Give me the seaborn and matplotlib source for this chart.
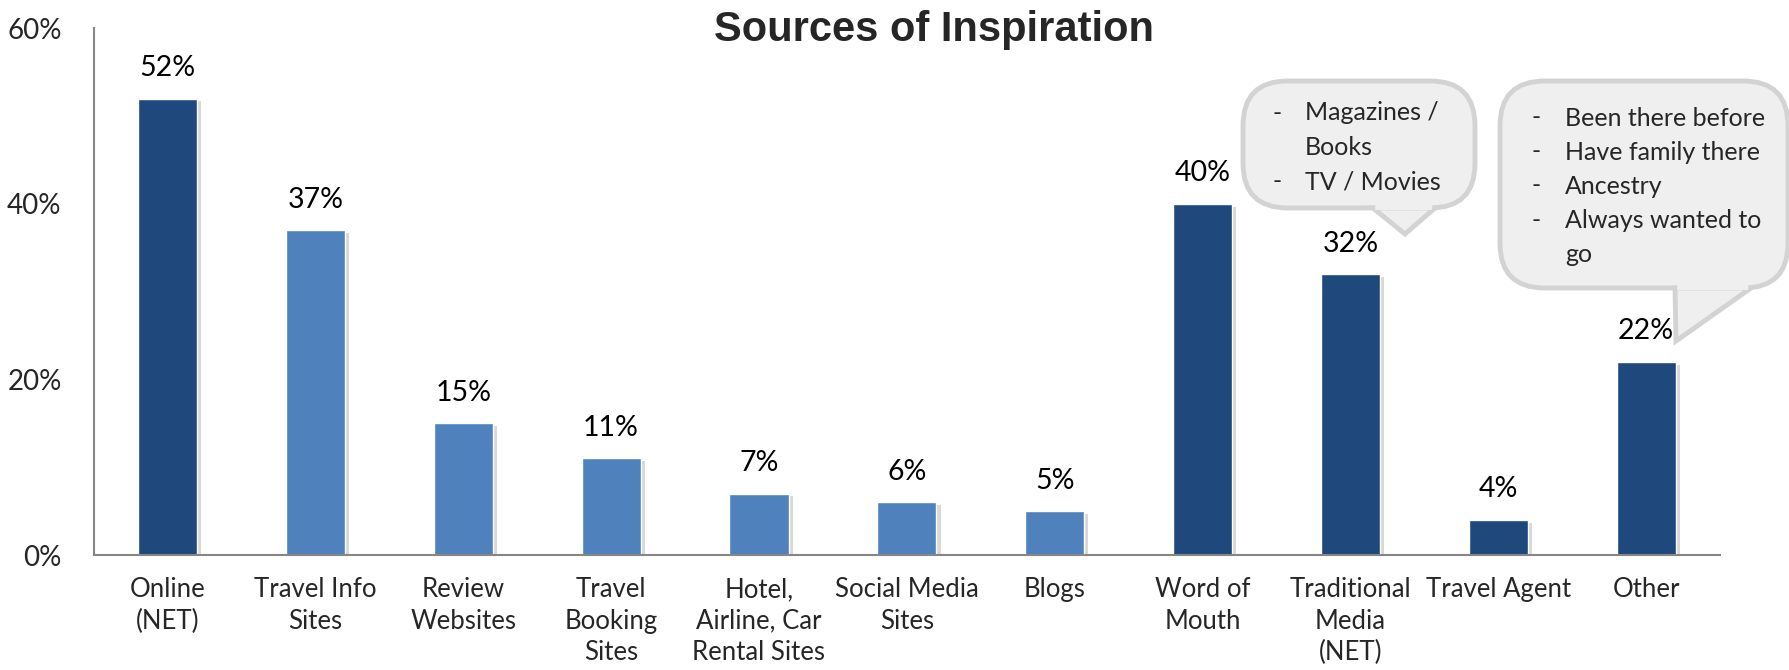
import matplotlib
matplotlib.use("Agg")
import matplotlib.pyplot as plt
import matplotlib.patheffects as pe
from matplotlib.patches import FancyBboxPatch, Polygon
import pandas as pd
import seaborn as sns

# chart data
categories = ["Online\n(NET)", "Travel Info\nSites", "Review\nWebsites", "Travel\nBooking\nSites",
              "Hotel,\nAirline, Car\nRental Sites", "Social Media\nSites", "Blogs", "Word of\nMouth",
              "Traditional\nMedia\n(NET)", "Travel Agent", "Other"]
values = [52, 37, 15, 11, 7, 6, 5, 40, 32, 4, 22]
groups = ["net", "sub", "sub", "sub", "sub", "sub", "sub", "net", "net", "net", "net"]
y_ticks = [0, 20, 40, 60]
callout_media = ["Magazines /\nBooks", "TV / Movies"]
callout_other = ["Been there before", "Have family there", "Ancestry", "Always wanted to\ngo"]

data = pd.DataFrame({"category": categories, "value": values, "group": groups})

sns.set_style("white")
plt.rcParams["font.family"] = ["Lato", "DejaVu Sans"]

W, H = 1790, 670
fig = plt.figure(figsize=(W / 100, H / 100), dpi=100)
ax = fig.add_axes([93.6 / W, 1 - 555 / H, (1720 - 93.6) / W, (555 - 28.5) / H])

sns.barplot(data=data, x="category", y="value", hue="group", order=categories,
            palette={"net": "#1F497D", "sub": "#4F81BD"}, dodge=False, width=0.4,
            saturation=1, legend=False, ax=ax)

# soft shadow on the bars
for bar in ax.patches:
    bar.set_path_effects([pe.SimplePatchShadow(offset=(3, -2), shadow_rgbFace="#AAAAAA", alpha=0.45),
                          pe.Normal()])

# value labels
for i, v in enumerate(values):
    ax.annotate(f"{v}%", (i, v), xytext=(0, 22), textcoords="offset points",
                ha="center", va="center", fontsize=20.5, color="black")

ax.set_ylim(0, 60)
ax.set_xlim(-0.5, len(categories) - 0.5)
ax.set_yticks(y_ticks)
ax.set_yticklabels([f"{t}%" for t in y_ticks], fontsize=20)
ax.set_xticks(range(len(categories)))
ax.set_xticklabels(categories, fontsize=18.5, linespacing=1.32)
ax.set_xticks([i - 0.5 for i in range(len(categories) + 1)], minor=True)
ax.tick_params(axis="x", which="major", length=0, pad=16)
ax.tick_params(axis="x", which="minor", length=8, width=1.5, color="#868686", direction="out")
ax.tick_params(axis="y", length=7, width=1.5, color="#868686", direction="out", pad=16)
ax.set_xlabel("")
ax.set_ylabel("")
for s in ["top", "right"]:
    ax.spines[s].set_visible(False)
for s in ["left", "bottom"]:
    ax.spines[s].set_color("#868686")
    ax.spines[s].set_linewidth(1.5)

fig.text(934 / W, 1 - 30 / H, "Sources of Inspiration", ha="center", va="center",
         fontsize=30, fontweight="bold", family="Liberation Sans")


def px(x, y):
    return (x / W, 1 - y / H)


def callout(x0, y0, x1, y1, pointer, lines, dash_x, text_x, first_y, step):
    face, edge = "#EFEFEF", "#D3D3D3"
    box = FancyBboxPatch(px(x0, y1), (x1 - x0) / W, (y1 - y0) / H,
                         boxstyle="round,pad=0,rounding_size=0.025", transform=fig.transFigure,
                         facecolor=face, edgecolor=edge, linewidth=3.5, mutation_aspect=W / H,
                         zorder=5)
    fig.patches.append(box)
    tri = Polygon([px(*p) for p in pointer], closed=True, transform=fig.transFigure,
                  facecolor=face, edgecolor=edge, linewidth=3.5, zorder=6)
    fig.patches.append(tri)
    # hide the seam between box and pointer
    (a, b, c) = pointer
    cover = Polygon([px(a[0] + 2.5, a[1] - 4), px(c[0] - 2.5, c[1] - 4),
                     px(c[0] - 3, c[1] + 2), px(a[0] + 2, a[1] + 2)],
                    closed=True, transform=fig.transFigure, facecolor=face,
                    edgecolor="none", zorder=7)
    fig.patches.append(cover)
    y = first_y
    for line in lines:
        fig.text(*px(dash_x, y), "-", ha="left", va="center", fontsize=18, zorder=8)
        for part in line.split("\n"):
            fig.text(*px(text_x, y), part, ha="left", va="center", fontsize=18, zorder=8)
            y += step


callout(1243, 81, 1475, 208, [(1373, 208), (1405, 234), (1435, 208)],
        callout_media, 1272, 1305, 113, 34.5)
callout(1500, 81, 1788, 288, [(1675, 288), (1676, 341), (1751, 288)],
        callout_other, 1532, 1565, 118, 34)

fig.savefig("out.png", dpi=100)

* * *

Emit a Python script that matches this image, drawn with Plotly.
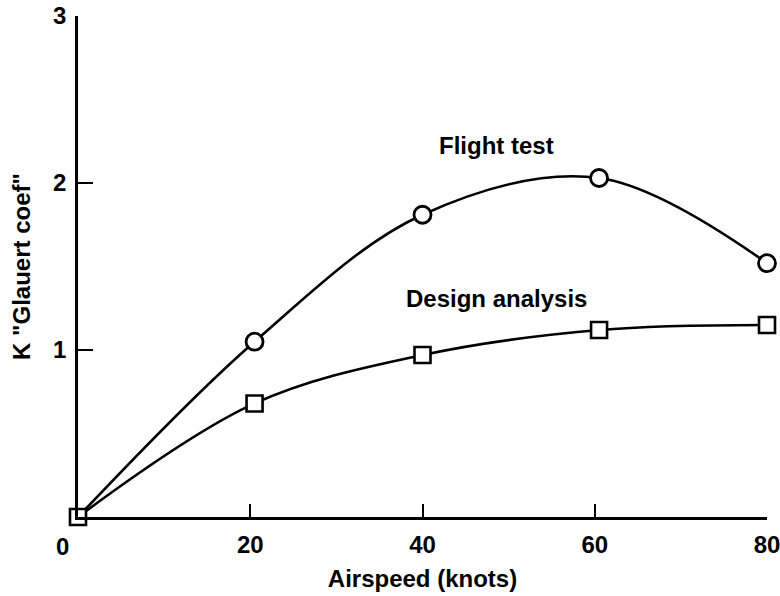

==

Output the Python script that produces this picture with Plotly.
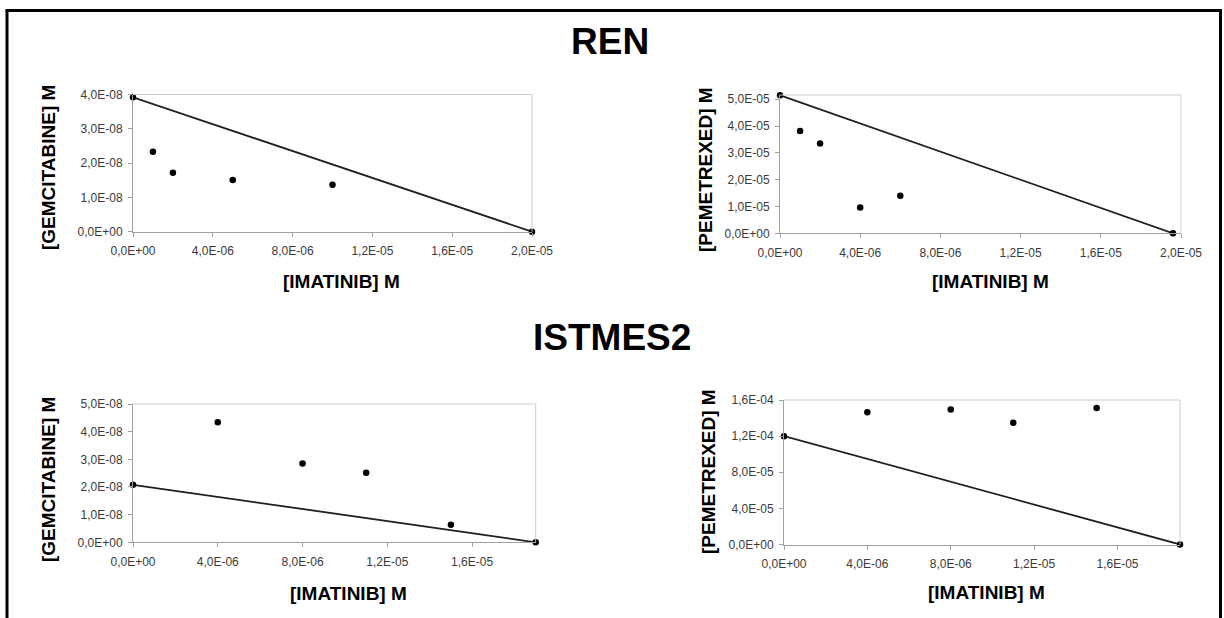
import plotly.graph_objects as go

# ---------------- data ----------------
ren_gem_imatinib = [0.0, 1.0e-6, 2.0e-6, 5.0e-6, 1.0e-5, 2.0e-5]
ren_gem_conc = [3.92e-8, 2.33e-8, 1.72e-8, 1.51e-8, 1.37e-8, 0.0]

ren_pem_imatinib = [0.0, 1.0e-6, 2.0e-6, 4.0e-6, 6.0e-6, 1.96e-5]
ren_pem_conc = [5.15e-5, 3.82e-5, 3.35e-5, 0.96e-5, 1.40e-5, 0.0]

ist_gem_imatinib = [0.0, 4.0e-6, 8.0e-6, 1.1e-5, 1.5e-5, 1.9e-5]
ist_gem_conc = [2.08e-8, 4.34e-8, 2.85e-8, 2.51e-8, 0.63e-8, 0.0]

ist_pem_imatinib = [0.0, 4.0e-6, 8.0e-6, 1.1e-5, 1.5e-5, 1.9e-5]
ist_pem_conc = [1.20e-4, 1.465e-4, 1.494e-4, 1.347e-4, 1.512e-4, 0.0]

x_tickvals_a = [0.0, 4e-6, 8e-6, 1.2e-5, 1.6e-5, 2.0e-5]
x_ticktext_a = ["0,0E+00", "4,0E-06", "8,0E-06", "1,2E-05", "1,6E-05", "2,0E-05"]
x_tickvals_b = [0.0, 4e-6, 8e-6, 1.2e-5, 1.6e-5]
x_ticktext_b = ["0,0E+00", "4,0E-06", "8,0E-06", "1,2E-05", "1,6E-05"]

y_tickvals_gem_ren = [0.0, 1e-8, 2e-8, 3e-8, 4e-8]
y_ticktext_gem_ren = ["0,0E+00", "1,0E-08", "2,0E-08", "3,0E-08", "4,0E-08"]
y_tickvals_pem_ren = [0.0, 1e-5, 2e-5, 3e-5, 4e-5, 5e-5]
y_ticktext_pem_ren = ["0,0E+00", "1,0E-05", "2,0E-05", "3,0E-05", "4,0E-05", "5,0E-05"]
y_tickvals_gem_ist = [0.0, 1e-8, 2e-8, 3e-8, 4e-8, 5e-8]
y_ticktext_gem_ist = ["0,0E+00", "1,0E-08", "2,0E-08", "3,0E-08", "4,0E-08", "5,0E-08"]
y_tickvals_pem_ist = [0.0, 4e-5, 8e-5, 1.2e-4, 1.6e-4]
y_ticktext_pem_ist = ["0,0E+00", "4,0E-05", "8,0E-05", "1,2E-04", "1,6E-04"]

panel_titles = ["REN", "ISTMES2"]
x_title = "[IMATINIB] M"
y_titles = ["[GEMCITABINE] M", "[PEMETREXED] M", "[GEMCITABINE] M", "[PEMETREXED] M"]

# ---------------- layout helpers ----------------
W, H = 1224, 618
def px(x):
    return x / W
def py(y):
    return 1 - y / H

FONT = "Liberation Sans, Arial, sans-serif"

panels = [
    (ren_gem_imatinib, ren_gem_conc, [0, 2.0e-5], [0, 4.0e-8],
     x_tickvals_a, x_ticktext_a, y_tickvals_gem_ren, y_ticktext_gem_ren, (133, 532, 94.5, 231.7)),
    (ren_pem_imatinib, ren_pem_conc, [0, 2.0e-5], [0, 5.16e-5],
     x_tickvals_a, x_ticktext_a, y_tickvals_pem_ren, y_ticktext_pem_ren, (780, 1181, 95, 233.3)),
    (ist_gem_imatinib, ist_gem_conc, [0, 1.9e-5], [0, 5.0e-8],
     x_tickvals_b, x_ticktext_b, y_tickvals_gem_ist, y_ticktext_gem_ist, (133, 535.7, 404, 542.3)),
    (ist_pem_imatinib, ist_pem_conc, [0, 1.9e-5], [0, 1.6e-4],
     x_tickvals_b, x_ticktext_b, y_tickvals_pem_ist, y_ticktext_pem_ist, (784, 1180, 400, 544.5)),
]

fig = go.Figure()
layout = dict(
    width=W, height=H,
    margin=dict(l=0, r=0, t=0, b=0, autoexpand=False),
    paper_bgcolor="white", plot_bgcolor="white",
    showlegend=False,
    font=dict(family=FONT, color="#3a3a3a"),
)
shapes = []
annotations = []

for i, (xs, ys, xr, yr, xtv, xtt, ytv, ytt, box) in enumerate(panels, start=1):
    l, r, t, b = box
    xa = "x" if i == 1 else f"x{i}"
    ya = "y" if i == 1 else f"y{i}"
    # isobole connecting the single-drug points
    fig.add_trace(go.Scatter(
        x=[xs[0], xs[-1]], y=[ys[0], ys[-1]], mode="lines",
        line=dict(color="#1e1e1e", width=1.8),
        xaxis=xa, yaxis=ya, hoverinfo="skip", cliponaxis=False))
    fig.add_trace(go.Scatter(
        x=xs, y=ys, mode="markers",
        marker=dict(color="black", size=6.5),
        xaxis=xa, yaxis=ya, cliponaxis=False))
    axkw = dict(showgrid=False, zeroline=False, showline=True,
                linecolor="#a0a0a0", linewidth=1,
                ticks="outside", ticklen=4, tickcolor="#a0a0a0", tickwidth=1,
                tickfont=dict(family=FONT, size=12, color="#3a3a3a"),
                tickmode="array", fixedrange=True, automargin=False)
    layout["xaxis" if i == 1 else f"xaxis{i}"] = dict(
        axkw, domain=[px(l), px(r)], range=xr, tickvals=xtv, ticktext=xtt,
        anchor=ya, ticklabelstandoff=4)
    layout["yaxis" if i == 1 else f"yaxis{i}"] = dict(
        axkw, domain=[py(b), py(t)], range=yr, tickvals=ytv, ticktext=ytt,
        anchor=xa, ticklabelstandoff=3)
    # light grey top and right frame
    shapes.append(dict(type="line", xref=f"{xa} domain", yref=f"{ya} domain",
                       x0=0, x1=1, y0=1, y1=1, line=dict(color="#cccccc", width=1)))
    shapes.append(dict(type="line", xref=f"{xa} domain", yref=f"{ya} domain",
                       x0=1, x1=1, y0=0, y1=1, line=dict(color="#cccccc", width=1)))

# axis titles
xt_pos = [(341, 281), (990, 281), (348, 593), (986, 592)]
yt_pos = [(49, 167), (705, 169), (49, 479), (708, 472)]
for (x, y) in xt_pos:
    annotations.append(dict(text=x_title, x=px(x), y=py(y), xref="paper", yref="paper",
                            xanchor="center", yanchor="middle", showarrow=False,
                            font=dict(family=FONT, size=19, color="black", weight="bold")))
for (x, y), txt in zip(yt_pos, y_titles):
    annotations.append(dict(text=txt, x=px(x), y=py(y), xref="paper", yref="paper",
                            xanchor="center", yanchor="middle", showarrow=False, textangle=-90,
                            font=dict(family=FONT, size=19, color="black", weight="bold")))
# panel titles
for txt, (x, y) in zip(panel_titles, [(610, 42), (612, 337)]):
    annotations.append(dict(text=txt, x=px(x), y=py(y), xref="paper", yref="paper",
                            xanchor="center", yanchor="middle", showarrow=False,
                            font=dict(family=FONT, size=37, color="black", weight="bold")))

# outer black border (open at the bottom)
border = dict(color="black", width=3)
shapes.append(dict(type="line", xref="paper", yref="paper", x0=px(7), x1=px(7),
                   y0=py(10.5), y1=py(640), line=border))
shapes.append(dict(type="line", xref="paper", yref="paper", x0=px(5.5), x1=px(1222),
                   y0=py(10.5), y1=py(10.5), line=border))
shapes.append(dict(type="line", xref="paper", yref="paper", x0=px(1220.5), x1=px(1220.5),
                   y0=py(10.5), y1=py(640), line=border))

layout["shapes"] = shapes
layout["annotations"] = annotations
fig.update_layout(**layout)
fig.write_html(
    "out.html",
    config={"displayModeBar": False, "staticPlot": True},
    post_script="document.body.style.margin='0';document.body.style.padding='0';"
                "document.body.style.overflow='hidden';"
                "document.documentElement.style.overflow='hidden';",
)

### WHAT THIS TASK INVOLVES
Which lines above hold the word "that"? Copy each of them.

### RESULT FOR THIS TASK
Emit a Python script that matches this image, drawn with Plotly.
Output the Python script that produces this picture with Plotly.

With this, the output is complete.